Because let’s be frank here: As much as Marvel says she’s the new Thor from now on, she’s not. The old Thor will be back at some point. This is just how comics roll. But, if while she’s Thor she can get a foothold in the Marvel universe and build up a fanbase, when the old Thor inevitably returns and the female Thor gets a different identity, her time as Thor will have laid the groundwork for her continued existence in another book, or several. Being Thor is an excellent foot in the door for long term relevance.

Now, there are some fair concerns out there. Not from the aforementioned idiotic sub-section of fandom; Thor’s been a frog and a space horse before, so Thor can be a woman. Chill out, guys. But the costume has some silly bits.
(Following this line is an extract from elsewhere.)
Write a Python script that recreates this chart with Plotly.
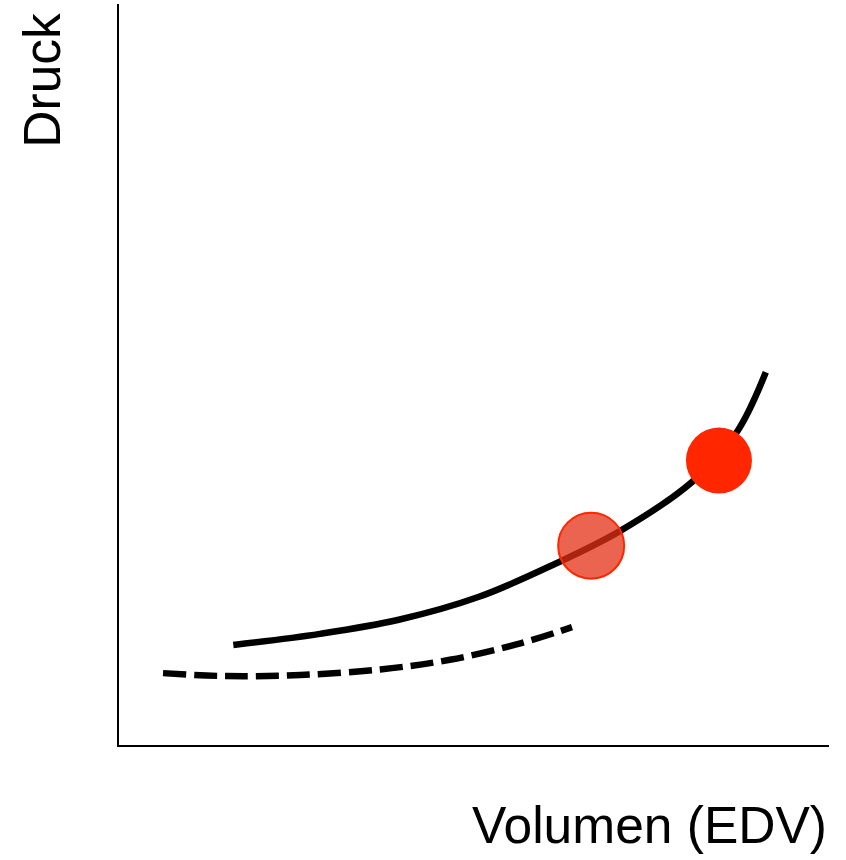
import plotly.graph_objects as go

# Data (arbitrary units: volume on x, pressure on y)
solid_volume = [16.1, 28.3, 39.4, 50.7, 61.1, 70.6, 80.7, 87.0, 91.1]
solid_pressure = [13.5, 15.0, 16.9, 20.0, 24.3, 28.9, 35.5, 42.2, 50.3]

dashed_volume = [6.2, 15.1, 25.5, 36.8, 46.6, 56.1, 63.8]
dashed_pressure = [9.7, 9.3, 9.45, 10.2, 11.5, 13.6, 15.9]

point_faded_volume = [66.5]
point_faded_pressure = [26.9]
point_solid_volume = [84.5]
point_solid_pressure = [38.4]

x_title = "Volumen (EDV)"
y_title = "Druck"

fig = go.Figure()

fig.add_trace(go.Scatter(
    x=dashed_volume, y=dashed_pressure, mode="lines",
    line=dict(color="black", width=6.5, dash="23px,8px", shape="spline", smoothing=1.0),
    hoverinfo="skip", showlegend=False))

fig.add_trace(go.Scatter(
    x=solid_volume, y=solid_pressure, mode="lines",
    line=dict(color="black", width=6.5, shape="spline", smoothing=1.0),
    hoverinfo="skip", showlegend=False))

fig.add_trace(go.Scatter(
    x=point_faded_volume, y=point_faded_pressure, mode="markers",
    marker=dict(size=66, color="rgba(228,48,20,0.75)",
                line=dict(color="rgb(255,38,0)", width=2)),
    showlegend=False))

fig.add_trace(go.Scatter(
    x=point_solid_volume, y=point_solid_pressure, mode="markers",
    marker=dict(size=66, color="rgb(255,38,0)", line=dict(width=0)),
    showlegend=False))

axis_common = dict(showgrid=False, zeroline=False, showticklabels=False, ticks="",
                   showline=True, linecolor="black", linewidth=2, range=[0, 100], fixedrange=True)

fig.update_layout(
    width=846, height=860,
    margin=dict(l=119, r=17, t=4, b=115),
    paper_bgcolor="white", plot_bgcolor="white",
    xaxis=axis_common, yaxis=axis_common,
    font=dict(family="Liberation Sans, Arial, sans-serif", color="black"),
    annotations=[
        dict(text=x_title, xref="paper", yref="paper", x=1.0, y=-0.108,
             xanchor="right", yanchor="middle", showarrow=False,
             font=dict(size=51.5, color="black")),
        dict(text=y_title, xref="paper", yref="paper", x=-0.108, y=0.897,
             xanchor="center", yanchor="middle", textangle=-90, showarrow=False,
             font=dict(size=51.5, color="black")),
    ],
)

fig.write_html("out.html", config={"displayModeBar": False},
               post_script="document.body.style.margin='0';")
There’s a belly window, which is impractical and nonsensical, and some fans are displeased with the breast-conforming armour (“boob plate” armour is a non-starter for a lot of fans, which I can understand; in this case, I think the aesthetics work and it’s a lesser offender on that front, but that’s just me).

However, I think there’s far more to be excited for than to be worried about. We’re getting a female Thor from an excellent creative team with a massive PR push from the publisher! That’s cool in so many ways. It shows that Marvel is reaching out to female fans and trying to broaden their appeal, plus a female Thor is just going to be rad as hell. As a Wonder Woman enthusiast, I’m all about lady warriors, and I’m very pleased to see a new one take center stage. I’ll definitely be picking up the book when it launches this fall.